- **Set exercise**: A verbatim copy is needed of the lines from the one containing "Rebuild this chart" down to the one containing "20.3, 25.4, 30.8];", inclusive. Print it with no pictures.
━━━ Data extract
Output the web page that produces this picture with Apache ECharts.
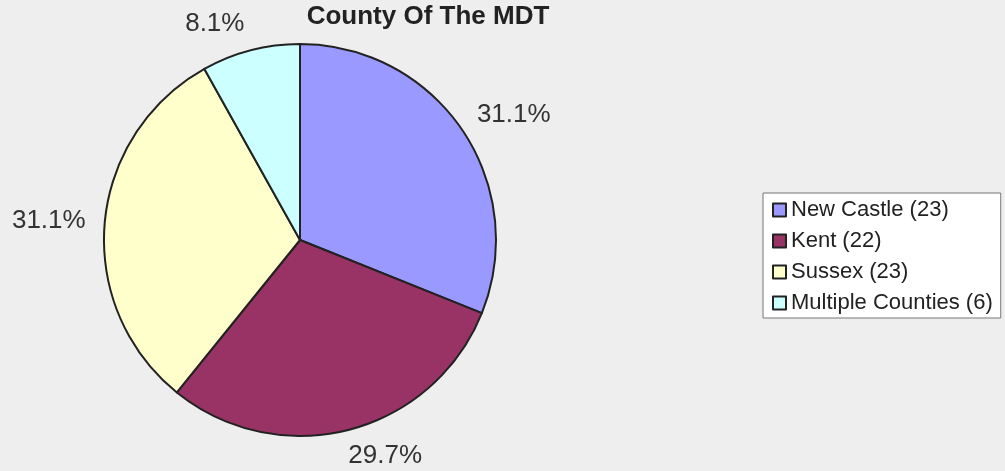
<!DOCTYPE html>
<html>
<head>
    <meta charset="utf-8">
    <script src="https://cdn.jsdelivr.net/npm/echarts@6/dist/echarts.min.js"></script>
    <style>
        body { margin: 0; background: #eeeeee; }
    </style>
</head>
<body>
    <div id="main" style="width: 1005px;height:471px"></div>
    <script type="text/javascript">
        var counties = ['New Castle', 'Kent', 'Sussex', 'Multiple Counties'];
        var counts = [23, 22, 23, 6];
        var colors = ['#9999ff', '#993366', '#ffffcc', '#ccffff'];

        var total = counts.reduce(function (a, b) { return a + b; }, 0);
        var pieData = [];
        for (var i = 0; i < counties.length; i++) {
            pieData.push({
                name: counties[i] + ' (' + counts[i] + ')',
                value: counts[i],
                itemStyle: { color: colors[i] }
            });
        }

        var myChart = echarts.init(document.getElementById('main'));
        var option = {
            backgroundColor: '#eeeeee',
            animation: false,
            textStyle: { fontFamily: 'Liberation Sans' },
            title: {
                text: 'County Of The MDT',
                left: 428,
                top: 4,
                textAlign: 'center',
                padding: 0,
                textStyle: { fontSize: 26, fontWeight: 'bold', color: '#222', fontFamily: 'Liberation Sans' }
            },
            legend: {
                orient: 'vertical',
                left: 763,
                top: 193,
                padding: [6, 8, 4, 9],
                itemGap: 9,
                itemWidth: 13,
                itemHeight: 13,
                icon: 'rect',
                borderColor: '#777',
                borderWidth: 1,
                backgroundColor: '#ffffff',
                itemStyle: { borderColor: '#222', borderWidth: 2 },
                textStyle: { fontSize: 22, lineHeight: 22, color: '#222' },
                data: pieData.map(function (d) { return d.name; })
            },
            series: [{
                type: 'pie',
                center: [300, 240],
                radius: 196,
                startAngle: 90,
                clockwise: true,
                avoidLabelOverlap: false,
                data: pieData,
                itemStyle: { borderColor: '#222', borderWidth: 2 },
                emphasis: { disabled: true },
                label: {
                    show: true,
                    position: 'outside',
                    fontSize: 26,
                    color: '#333',
                    distanceToLabelLine: 29,
                    formatter: function (p) {
                        return (p.value / total * 100).toFixed(1) + '%';
                    }
                },
                labelLayout: { align: 'center', verticalAlign: 'middle' },
                labelLine: { show: false, length: 27, length2: 0 }
            }]
        };
        myChart.setOption(option);
    </script>
</body>
</html>
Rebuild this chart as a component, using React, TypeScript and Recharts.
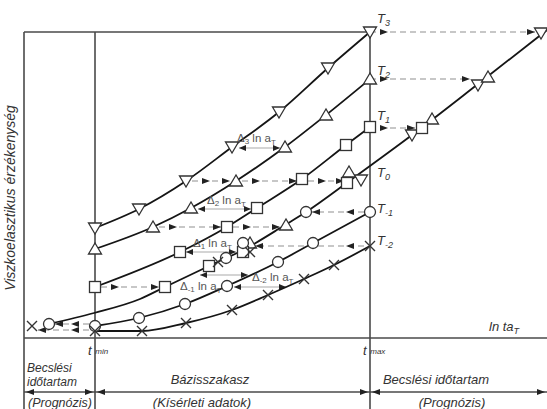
import React from "react";
import {
  ComposedChart,
  Line,
  Scatter,
  XAxis,
  YAxis,
  ReferenceLine,
  ReferenceDot,
} from "recharts";

// ln t (arbitrary units) and viscoelastic response
const tMin = 7.1;
const tMax = 34.6;

const t3X = [7.1, 11.5, 16.2, 20.8, 25.5, 30.4, 34.6];
const t3Y = [11.0, 12.9, 15.7, 19.1, 22.6, 27.0, 30.6];
const t2X = [7.1, 12.9, 16.7, 21.2, 26.1, 30.2, 34.6];
const t2Y = [8.9, 11.1, 13.0, 15.7, 19.1, 22.3, 25.9];
const t1X = [7.1, 15.6, 20.3, 23.3, 27.8, 32.2, 34.6];
const t1Y = [5.1, 8.6, 11.1, 13.0, 15.9, 19.3, 21.1];
const tm1X = [7.1, 11.5, 16.1, 20.3, 25.4, 28.9, 34.6];
const tm1Y = [1.2, 2.0, 3.4, 5.2, 7.6, 9.5, 12.6];
const tm2X = [7.1, 11.8, 16.2, 20.8, 24.4, 28.0, 31.0, 34.6];
const tm2Y = [0.7, 0.7, 1.5, 2.8, 4.3, 5.9, 7.3, 9.2];

// master curve at T0
const masterX = [2.5, 7.0, 11.6, 14.1, 18.5, 22.1, 26.1, 28.2, 32.8, 38.8, 45.4, 52.3];
const masterY = [1.4, 2.5, 3.9, 5.1, 7.2, 8.9, 11.3, 12.6, 15.9, 20.3, 25.4, 30.8];

// shifted points lying on the master curve
const shDownX = [51.7, 45.4, 38.8, 33.7];
const shDownY = [30.5, 25.3, 20.3, 15.8];
const shUpX = [46.4, 40.8, 32.5, 26.2, 22.6];
const shUpY = [26.1, 21.9, 16.6, 11.3, 9.5];
const shSqX = [39.8, 32.3, 21.9, 18.5, 14.1];
const shSqY = [21.0, 15.5, 8.6, 7.2, 5.1];
const shCircX = [28.2, 21.9, 20.2, 2.5];
const shCircY = [12.6, 9.5, 8.0, 1.4];
const shCrossX = [22.6, 19.4, 0.8];
const shCrossY = [8.6, 7.6, 1.2];

// dashed shift arrows
const shiftY = [30.6, 25.9, 21.0, 15.7, 15.7, 15.7, 11.1, 11.1, 5.1, 12.6, 9.2, 1.4, 0.8];
const shiftFrom = [34.6, 34.6, 34.6, 16.8, 21.8, 28.4, 13.5, 20.9, 7.7, 34.0, 34.0, 6.5, 6.5];
const shiftTo = [51.1, 44.6, 39.1, 20.6, 27.3, 32.0, 19.7, 25.6, 13.5, 28.8, 23.1, 3.1, 1.4];

// shift factor double arrows
const deltaSub = ["3", "2", "1", "-1", "-2"];
const deltaY = [19.0, 12.9, 8.6, 6.3, 5.1];
const deltaFrom = [21.5, 17.4, 16.2, 17.6, 21.0];
const deltaTo = [25.6, 22.7, 21.2, 22.4, 26.2];
const deltaLabelX = [21.3, 18.3, 16.9, 15.6, 22.8];
const deltaLabelY = [19.6, 13.4, 9.1, 4.8, 5.7];

const tempSub = ["3", "2", "1", "0", "-1", "-2"];
const tempLabelY = [31.5, 26.3, 21.8, 16.1, 12.5, 9.3];

const pts = (xs: number[], ys: number[]) => xs.map((x, i) => ({ x, y: ys[i] }));

const FONT = "'Liberation Sans', Arial, sans-serif";
const MK = "#333";

const downTri = (p: any) => (
  <path
    d={`M${p.cx - 6.5},${p.cy - 5} L${p.cx + 6.5},${p.cy - 5} L${p.cx},${p.cy + 6} Z`}
    fill="#fff"
    stroke={MK}
    strokeWidth={1.3}
  />
);
const upTri = (p: any) => (
  <path
    d={`M${p.cx - 6.5},${p.cy + 5} L${p.cx + 6.5},${p.cy + 5} L${p.cx},${p.cy - 6} Z`}
    fill="#fff"
    stroke={MK}
    strokeWidth={1.3}
  />
);
const square = (p: any) => (
  <rect x={p.cx - 5.5} y={p.cy - 5.5} width={11} height={11} fill="#fff" stroke={MK} strokeWidth={1.3} />
);
const circle = (p: any) => (
  <circle cx={p.cx} cy={p.cy} r={5.5} fill="#fff" stroke={MK} strokeWidth={1.3} />
);
const cross = (p: any) => (
  <path
    d={`M${p.cx - 5},${p.cy - 5} L${p.cx + 5},${p.cy + 5} M${p.cx - 5},${p.cy + 5} L${p.cx + 5},${p.cy - 5}`}
    stroke={MK}
    strokeWidth={1.4}
    fill="none"
  />
);

const head = (x: number, y: number, dir: number, key: string, len = 8) => (
  <path key={key} d={`M${x},${y} L${x - dir * len},${y - 3} L${x - dir * len},${y + 3} Z`} fill="#222" />
);

const shiftShape = (p: any) => {
  const dir = p.x2 > p.x1 ? 1 : -1;
  return (
    <g>
      <line x1={p.x1} y1={p.y1} x2={p.x2} y2={p.y1} stroke="#b5b5b5" strokeWidth={1.3} strokeDasharray="6 4" />
      {head(p.x1 + dir * 18, p.y1, dir, "a")}
      {head(p.x2, p.y1, dir, "b")}
    </g>
  );
};

const deltaShape = (p: any) => (
  <g>
    <line x1={p.x1} y1={p.y1} x2={p.x2} y2={p.y1} stroke="#aaa" strokeWidth={1.2} />
    {head(p.x1, p.y1, -1, "a", 7)}
    {head(p.x2, p.y1, 1, "b", 7)}
  </g>
);

const frameShape = (p: any) => (
  <line x1={p.x1} y1={p.y1} x2={p.x2} y2={p.y2} stroke="#4a4a4a" strokeWidth={1.6} />
);

// bottom bracket line with arrowheads at the period borders
const bottomShape = (p: any) => {
  const sx = p.x1;
  const ex = p.x2;
  const px = (v: number) => sx + (v / 52.3) * (ex - sx);
  const y = p.y1;
  return (
    <g>
      <line x1={sx} y1={y} x2={ex} y2={y} stroke="#4a4a4a" strokeWidth={1.4} />
      {head(sx + 2, y, -1, "l")}
      {head(px(tMin) - 2, y, 1, "a")}
      {head(px(tMin) + 2, y, -1, "b")}
      {head(px(tMax) - 2, y, 1, "c")}
      {head(px(tMax) + 2, y, -1, "d")}
      {head(ex - 2, y, 1, "r")}
    </g>
  );
};

const txt = (content: React.ReactNode, size = 13, anchor = "start", rotate = false) => (p: any) => (
  <text
    x={p.cx}
    y={p.cy}
    fontFamily={FONT}
    fontStyle="italic"
    fontSize={size}
    fill="#333"
    textAnchor={anchor}
    transform={rotate ? `rotate(-90 ${p.cx} ${p.cy})` : undefined}
  >
    {content}
  </text>
);

export default function App() {
  const lineProps = {
    type: "monotone" as const,
    dataKey: "y",
    stroke: "#151515",
    strokeWidth: 1.8,
    dot: false,
    isAnimationActive: false,
  };
  return (
    <div style={{ position: "absolute", left: 0, top: 0, width: 547, height: 409, background: "#fff" }}>
      <ComposedChart width={547} height={409} margin={{ top: 0, right: 0, bottom: 0, left: 0 }}>
        <XAxis type="number" dataKey="x" domain={[-2.4, 52.3]} hide allowDataOverflow />
        <YAxis type="number" dataKey="y" domain={[-7.1, 33.8]} hide allowDataOverflow />

        {/* frame */}
        <ReferenceLine ifOverflow="visible" segment={[{ x: 0, y: 30.6 }, { x: tMax, y: 30.6 }]} shape={frameShape} />
        <ReferenceLine ifOverflow="visible" segment={[{ x: 0, y: 30.6 }, { x: 0, y: -7.1 }]} shape={frameShape} />
        <ReferenceLine ifOverflow="visible" segment={[{ x: tMin, y: 30.6 }, { x: tMin, y: -7.1 }]} shape={frameShape} />
        <ReferenceLine ifOverflow="visible" segment={[{ x: tMax, y: 30.6 }, { x: tMax, y: -7.1 }]} shape={frameShape} />
        <ReferenceLine ifOverflow="visible" segment={[{ x: 0, y: 0 }, { x: 52.3, y: 0 }]} shape={frameShape} />
        <ReferenceLine ifOverflow="visible" segment={[{ x: 0, y: -5.4 }, { x: 52.3, y: -5.4 }]} shape={bottomShape} />

        {shiftY.map((y, i) => (
          <ReferenceLine
            key={"s" + i}
            ifOverflow="visible"
            segment={[{ x: shiftFrom[i], y }, { x: shiftTo[i], y }]}
            shape={shiftShape}
          />
        ))}
        {deltaY.map((y, i) => (
          <ReferenceLine
            key={"d" + i}
            ifOverflow="visible"
            segment={[{ x: deltaFrom[i], y }, { x: deltaTo[i], y }]}
            shape={deltaShape}
          />
        ))}

        <Line {...lineProps} data={pts(t3X, t3Y)} />
        <Line {...lineProps} data={pts(t2X, t2Y)} />
        <Line {...lineProps} data={pts(t1X, t1Y)} />
        <Line {...lineProps} data={pts(tm1X, tm1Y)} />
        <Line {...lineProps} data={pts(tm2X, tm2Y)} />
        <Line {...lineProps} data={pts(masterX, masterY)} />

        <Scatter data={pts(t3X, t3Y)} dataKey="y" shape={downTri} isAnimationActive={false} />
        <Scatter data={pts(t2X, t2Y)} dataKey="y" shape={upTri} isAnimationActive={false} />
        <Scatter data={pts(t1X, t1Y)} dataKey="y" shape={square} isAnimationActive={false} />
        <Scatter data={pts(tm1X, tm1Y)} dataKey="y" shape={circle} isAnimationActive={false} />
        <Scatter data={pts(tm2X, tm2Y)} dataKey="y" shape={cross} isAnimationActive={false} />
        <Scatter data={pts(shDownX, shDownY)} dataKey="y" shape={downTri} isAnimationActive={false} />
        <Scatter data={pts(shUpX, shUpY)} dataKey="y" shape={upTri} isAnimationActive={false} />
        <Scatter data={pts(shSqX, shSqY)} dataKey="y" shape={square} isAnimationActive={false} />
        <Scatter data={pts(shCircX, shCircY)} dataKey="y" shape={circle} isAnimationActive={false} />
        <Scatter data={pts(shCrossX, shCrossY)} dataKey="y" shape={cross} isAnimationActive={false} />

        {/* temperature labels */}
        {tempSub.map((s, i) => (
          <ReferenceDot
            key={"t" + i}
            x={35.3}
            y={tempLabelY[i]}
            r={0}
            ifOverflow="visible"
            shape={txt(
              <>
                T<tspan fontSize={9} dy={3}>{s}</tspan>
              </>,
              13
            )}
          />
        ))}

        {/* shift factor labels */}
        {deltaSub.map((s, i) => (
          <ReferenceDot
            key={"dl" + i}
            x={deltaLabelX[i]}
            y={deltaLabelY[i]}
            r={0}
            ifOverflow="visible"
            shape={(p: any) => (
              <text x={p.cx} y={p.cy} fontFamily={FONT} fontSize={11.5} fill="#555">
                Δ<tspan fontSize={8} dy={2}>{s}</tspan>
                <tspan dy={-2}> ln a</tspan>
                <tspan fontSize={8} dy={3}>T</tspan>
              </text>
            )}
          />
        ))}

        <ReferenceDot x={-0.9} y={14.0} r={0} ifOverflow="visible" shape={txt("Viszkoelasztikus érzékenység", 14, "middle", true)} />
        <ReferenceDot
          x={46.5}
          y={0.7}
          r={0}
          ifOverflow="visible"
          shape={txt(
            <>
              ln ta<tspan fontSize={9} dy={3}>T</tspan>
            </>,
            13
          )}
        />
        <ReferenceDot
          x={6.4}
          y={-1.7}
          r={0}
          ifOverflow="visible"
          shape={txt(
            <>
              t <tspan fontSize={8} dy={-1}>min</tspan>
            </>,
            13
          )}
        />
        <ReferenceDot
          x={33.9}
          y={-1.7}
          r={0}
          ifOverflow="visible"
          shape={txt(
            <>
              t <tspan fontSize={8} dy={-1}>max</tspan>
            </>,
            13
          )}
        />
        <ReferenceDot x={0.3} y={-3.4} r={0} ifOverflow="visible" shape={txt("Becslési", 12)} />
        <ReferenceDot x={0.3} y={-4.75} r={0} ifOverflow="visible" shape={txt("időtartam", 12)} />
        <ReferenceDot x={18.6} y={-4.6} r={0} ifOverflow="visible" shape={txt("Bázisszakasz", 13, "middle")} />
        <ReferenceDot x={41.2} y={-4.6} r={0} ifOverflow="visible" shape={txt("Becslési időtartam", 13, "middle")} />
        <ReferenceDot x={3.6} y={-6.9} r={0} ifOverflow="visible" shape={txt("(Prognózis)", 12.5, "middle")} />
        <ReferenceDot x={17.8} y={-6.9} r={0} ifOverflow="visible" shape={txt("(Kísérleti adatok)", 13, "middle")} />
        <ReferenceDot x={42.8} y={-6.9} r={0} ifOverflow="visible" shape={txt("(Prognózis)", 13, "middle")} />
      </ComposedChart>
    </div>
  );
}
━━━━━━
- **Written solution**:
Rebuild this chart as a component, using React, TypeScript and Recharts.
import React from "react";
import {
  ComposedChart,
  Line,
  Scatter,
  XAxis,
  YAxis,
  ReferenceLine,
  ReferenceDot,
} from "recharts";

// ln t (arbitrary units) and viscoelastic response
const tMin = 7.1;
const tMax = 34.6;

const t3X = [7.1, 11.5, 16.2, 20.8, 25.5, 30.4, 34.6];
const t3Y = [11.0, 12.9, 15.7, 19.1, 22.6, 27.0, 30.6];
const t2X = [7.1, 12.9, 16.7, 21.2, 26.1, 30.2, 34.6];
const t2Y = [8.9, 11.1, 13.0, 15.7, 19.1, 22.3, 25.9];
const t1X = [7.1, 15.6, 20.3, 23.3, 27.8, 32.2, 34.6];
const t1Y = [5.1, 8.6, 11.1, 13.0, 15.9, 19.3, 21.1];
const tm1X = [7.1, 11.5, 16.1, 20.3, 25.4, 28.9, 34.6];
const tm1Y = [1.2, 2.0, 3.4, 5.2, 7.6, 9.5, 12.6];
const tm2X = [7.1, 11.8, 16.2, 20.8, 24.4, 28.0, 31.0, 34.6];
const tm2Y = [0.7, 0.7, 1.5, 2.8, 4.3, 5.9, 7.3, 9.2];

// master curve at T0
const masterX = [2.5, 7.0, 11.6, 14.1, 18.5, 22.1, 26.1, 28.2, 32.8, 38.8, 45.4, 52.3];
const masterY = [1.4, 2.5, 3.9, 5.1, 7.2, 8.9, 11.3, 12.6, 15.9, 20.3, 25.4, 30.8];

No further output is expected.